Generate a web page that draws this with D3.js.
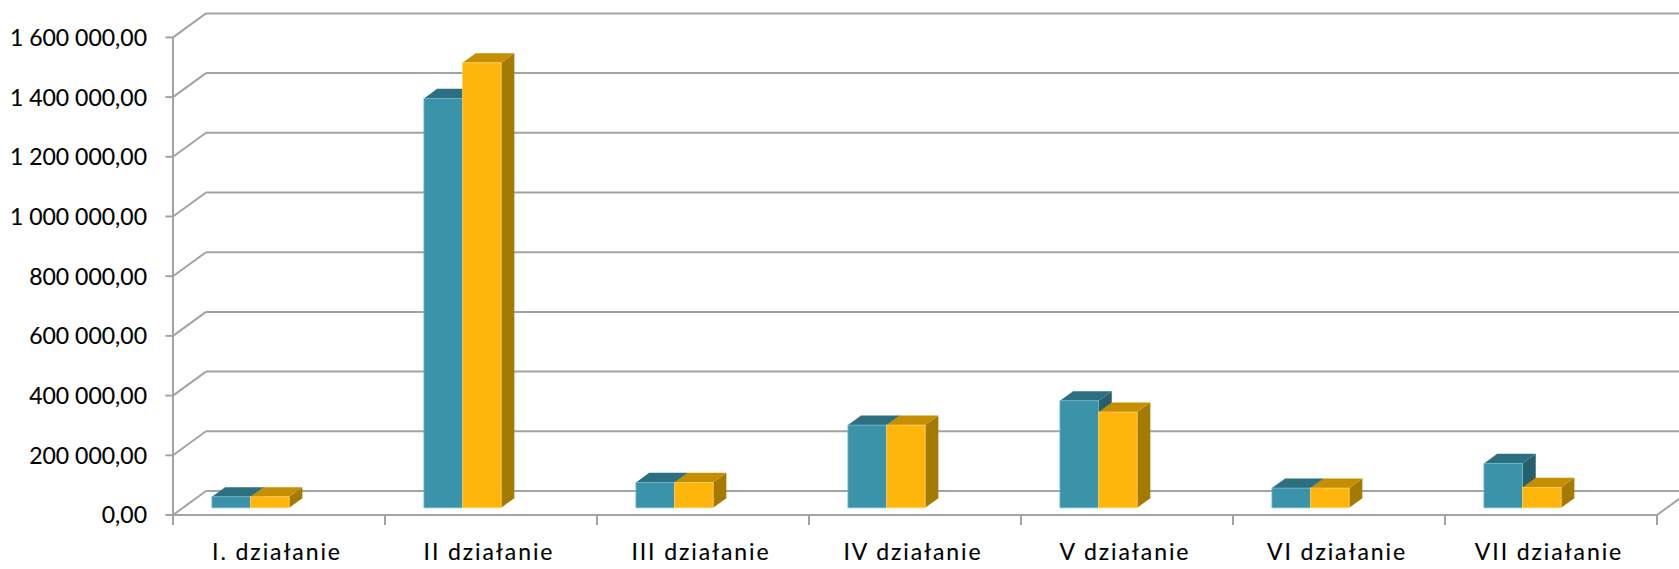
<!DOCTYPE html>
<html><head><meta charset="utf-8">
<script src="https://cdn.jsdelivr.net/npm/d3@7"></script>
<style>
html,body{margin:0;padding:0;background:#fff;}
svg{display:block;}
text{font-family:Lato,"Open Sans",sans-serif;fill:#000;stroke:#000;stroke-width:0.12px;}
</style></head>
<body>
<svg id="chart" width="1679" height="569"></svg>
<script>
const categories = ["I. działanie","II działanie","III działanie","IV działanie","V działanie","VI działanie","VII działanie"];
const seriesNames = ["Seria 1","Seria 2"];
const series1 = [37000, 1371500, 85000, 277000, 358500, 66000, 148700];
const series2 = [37000, 1490800, 85000, 277000, 320600, 66000, 68300];
const tickValues = [0, 200000, 400000, 600000, 800000, 1000000, 1200000, 1400000, 1600000];

const W = 1679, H = 569;
const svg = d3.select("#chart");
const plX0 = 173, plX1 = 1657, baseY = 515, topY = 37.4;
const depthX = 33, depthY = -24;        // floor depth offset
const barT0 = 0.30, barT1 = 0.70;       // bar depth range (fraction of floor depth)

const x = d3.scaleBand().domain(categories).range([plX0, plX1]).paddingInner(0).paddingOuter(0);
const inner = d3.scaleBand().domain(seriesNames).range([x.bandwidth()*0.137, x.bandwidth()*0.137 + 77.2]).padding(0);
const y = d3.scaleLinear().domain([0, 1600000]).range([baseY, topY]);

const locale = d3.formatLocale({decimal: ",", thousands: " ", grouping: [3], currency: ["", " zł"]});
const fmt = locale.format(",.2f");

const gridColor = "#a3a3a3";
const g = svg.append("g");

// back wall gridlines + left wall diagonals
tickValues.forEach(v => {
  const yy = y(v);
  g.append("line").attr("x1", plX0 + depthX).attr("x2", W + 20)
    .attr("y1", yy + depthY).attr("y2", yy + depthY)
    .attr("stroke", gridColor).attr("stroke-width", 2);
  g.append("line").attr("x1", plX0).attr("x2", plX0 + depthX)
    .attr("y1", yy).attr("y2", yy + depthY)
    .attr("stroke", gridColor).attr("stroke-width", 2);
});
// floor front and right edge
g.append("line").attr("x1", plX0).attr("x2", plX1).attr("y1", baseY).attr("y2", baseY)
  .attr("stroke", gridColor).attr("stroke-width", 2);
g.append("line").attr("x1", plX1).attr("x2", plX1 + depthX).attr("y1", baseY).attr("y2", baseY + depthY)
  .attr("stroke", gridColor).attr("stroke-width", 2);
// vertical axis line
g.append("line").attr("x1", plX0).attr("x2", plX0).attr("y1", y(1600000)).attr("y2", baseY)
  .attr("stroke", gridColor).attr("stroke-width", 2);
// y ticks
tickValues.forEach(v => {
  g.append("line").attr("x1", plX0 - 7.5).attr("x2", plX0).attr("y1", y(v)).attr("y2", y(v))
    .attr("stroke", gridColor).attr("stroke-width", 2);
  g.append("text").attr("x", 147).attr("y", y(v) + 8.4).attr("text-anchor", "end")
    .attr("font-size", 23).text(fmt(v));
});
// x ticks
const bounds = categories.map(c => x(c)).concat([plX1]);
bounds.forEach(bx => {
  g.append("line").attr("x1", bx).attr("x2", bx).attr("y1", baseY).attr("y2", baseY + 10)
    .attr("stroke", gridColor).attr("stroke-width", 2);
});
categories.forEach(c => {
  g.append("text").attr("x", x(c) + x.bandwidth()/2 - 2).attr("y", 560).attr("text-anchor", "middle")
    .attr("font-size", 23).attr("letter-spacing", "1.9px").text(c);
});

// bars
const colors = {
  "Seria 1": {front: "#3a93a8", top: "#2c6f80", side: "#265f6e", edge: "#6fb8c8"},
  "Seria 2": {front: "#feb60b", top: "#c68f02", side: "#a57a02", edge: "#ffd066"}
};
const fx = depthX * barT0, fy = depthY * barT0;
const bdx = depthX * (barT1 - barT0), bdy = depthY * (barT1 - barT0);
const bars = g.append("g");
categories.forEach((c, i) => {
  [[seriesNames[0], series1[i]], [seriesNames[1], series2[i]]].forEach(([s, v]) => {
    const col = colors[s];
    const x0 = x(c) + inner(s) + fx, x1 = x0 + inner.bandwidth();
    const yt = y(v) + fy, yb = y(0) + fy;
    bars.append("path").attr("d", `M${x1},${yt}L${x1+bdx},${yt+bdy}L${x1+bdx},${yb+bdy}L${x1},${yb}Z`)
      .attr("fill", col.side);
    bars.append("path").attr("d", `M${x0},${yt}L${x0+bdx},${yt+bdy}L${x1+bdx},${yt+bdy}L${x1},${yt}Z`)
      .attr("fill", col.top);
    bars.append("rect").attr("x", x0).attr("y", yt).attr("width", x1 - x0).attr("height", yb - yt)
      .attr("fill", col.front).attr("stroke", col.edge).attr("stroke-width", 0.8);
  });
});
</script>
</body></html>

----------------

→ WHAT TO PRODUCE:
Transcribe each line above verbatim, with the pictures left out.

→ EXERCISE SOLUTION:
Generate a web page that draws this with D3.js.
<!DOCTYPE html>
<html><head><meta charset="utf-8">
<script src="https://cdn.jsdelivr.net/npm/d3@7"></script>
<style>
html,body{margin:0;padding:0;background:#fff;}
svg{display:block;}
text{font-family:Lato,"Open Sans",sans-serif;fill:#000;stroke:#000;stroke-width:0.12px;}
</style></head>
<body>
<svg id="chart" width="1679" height="569"></svg>
<script>
const categories = ["I. działanie","II działanie","III działanie","IV działanie","V działanie","VI działanie","VII działanie"];
const seriesNames = ["Seria 1","Seria 2"];
const series1 = [37000, 1371500, 85000, 277000, 358500, 66000, 148700];
const series2 = [37000, 1490800, 85000, 277000, 320600, 66000, 68300];
const tickValues = [0, 200000, 400000, 600000, 800000, 1000000, 1200000, 1400000, 1600000];

const W = 1679, H = 569;
const svg = d3.select("#chart");
const plX0 = 173, plX1 = 1657, baseY = 515, topY = 37.4;
const depthX = 33, depthY = -24;        // floor depth offset
const barT0 = 0.30, barT1 = 0.70;       // bar depth range (fraction of floor depth)

const x = d3.scaleBand().domain(categories).range([plX0, plX1]).paddingInner(0).paddingOuter(0);
const inner = d3.scaleBand().domain(seriesNames).range([x.bandwidth()*0.137, x.bandwidth()*0.137 + 77.2]).padding(0);
const y = d3.scaleLinear().domain([0, 1600000]).range([baseY, topY]);

const locale = d3.formatLocale({decimal: ",", thousands: " ", grouping: [3], currency: ["", " zł"]});
const fmt = locale.format(",.2f");

const gridColor = "#a3a3a3";
const g = svg.append("g");

// back wall gridlines + left wall diagonals
tickValues.forEach(v => {
  const yy = y(v);
  g.append("line").attr("x1", plX0 + depthX).attr("x2", W + 20)
    .attr("y1", yy + depthY).attr("y2", yy + depthY)
    .attr("stroke", gridColor).attr("stroke-width", 2);
  g.append("line").attr("x1", plX0).attr("x2", plX0 + depthX)
    .attr("y1", yy).attr("y2", yy + depthY)
    .attr("stroke", gridColor).attr("stroke-width", 2);
});
// floor front and right edge
g.append("line").attr("x1", plX0).attr("x2", plX1).attr("y1", baseY).attr("y2", baseY)
  .attr("stroke", gridColor).attr("stroke-width", 2);
g.append("line").attr("x1", plX1).attr("x2", plX1 + depthX).attr("y1", baseY).attr("y2", baseY + depthY)
  .attr("stroke", gridColor).attr("stroke-width", 2);
// vertical axis line
g.append("line").attr("x1", plX0).attr("x2", plX0).attr("y1", y(1600000)).attr("y2", baseY)
  .attr("stroke", gridColor).attr("stroke-width", 2);
// y ticks
tickValues.forEach(v => {
  g.append("line").attr("x1", plX0 - 7.5).attr("x2", plX0).attr("y1", y(v)).attr("y2", y(v))
    .attr("stroke", gridColor).attr("stroke-width", 2);
  g.append("text").attr("x", 147).attr("y", y(v) + 8.4).attr("text-anchor", "end")
    .attr("font-size", 23).text(fmt(v));
});
// x ticks
const bounds = categories.map(c => x(c)).concat([plX1]);
bounds.forEach(bx => {
  g.append("line").attr("x1", bx).attr("x2", bx).attr("y1", baseY).attr("y2", baseY + 10)
    .attr("stroke", gridColor).attr("stroke-width", 2);
});
categories.forEach(c => {
  g.append("text").attr("x", x(c) + x.bandwidth()/2 - 2).attr("y", 560).attr("text-anchor", "middle")
    .attr("font-size", 23).attr("letter-spacing", "1.9px").text(c);
});

// bars
const colors = {
  "Seria 1": {front: "#3a93a8", top: "#2c6f80", side: "#265f6e", edge: "#6fb8c8"},
  "Seria 2": {front: "#feb60b", top: "#c68f02", side: "#a57a02", edge: "#ffd066"}
};
const fx = depthX * barT0, fy = depthY * barT0;
const bdx = depthX * (barT1 - barT0), bdy = depthY * (barT1 - barT0);
const bars = g.append("g");
categories.forEach((c, i) => {
  [[seriesNames[0], series1[i]], [seriesNames[1], series2[i]]].forEach(([s, v]) => {
    const col = colors[s];
    const x0 = x(c) + inner(s) + fx, x1 = x0 + inner.bandwidth();
    const yt = y(v) + fy, yb = y(0) + fy;
    bars.append("path").attr("d", `M${x1},${yt}L${x1+bdx},${yt+bdy}L${x1+bdx},${yb+bdy}L${x1},${yb}Z`)
      .attr("fill", col.side);
    bars.append("path").attr("d", `M${x0},${yt}L${x0+bdx},${yt+bdy}L${x1+bdx},${yt+bdy}L${x1},${yt}Z`)
      .attr("fill", col.top);
    bars.append("rect").attr("x", x0).attr("y", yt).attr("width", x1 - x0).attr("height", yb - yt)
      .attr("fill", col.front).attr("stroke", col.edge).attr("stroke-width", 0.8);
  });
});
</script>
</body></html>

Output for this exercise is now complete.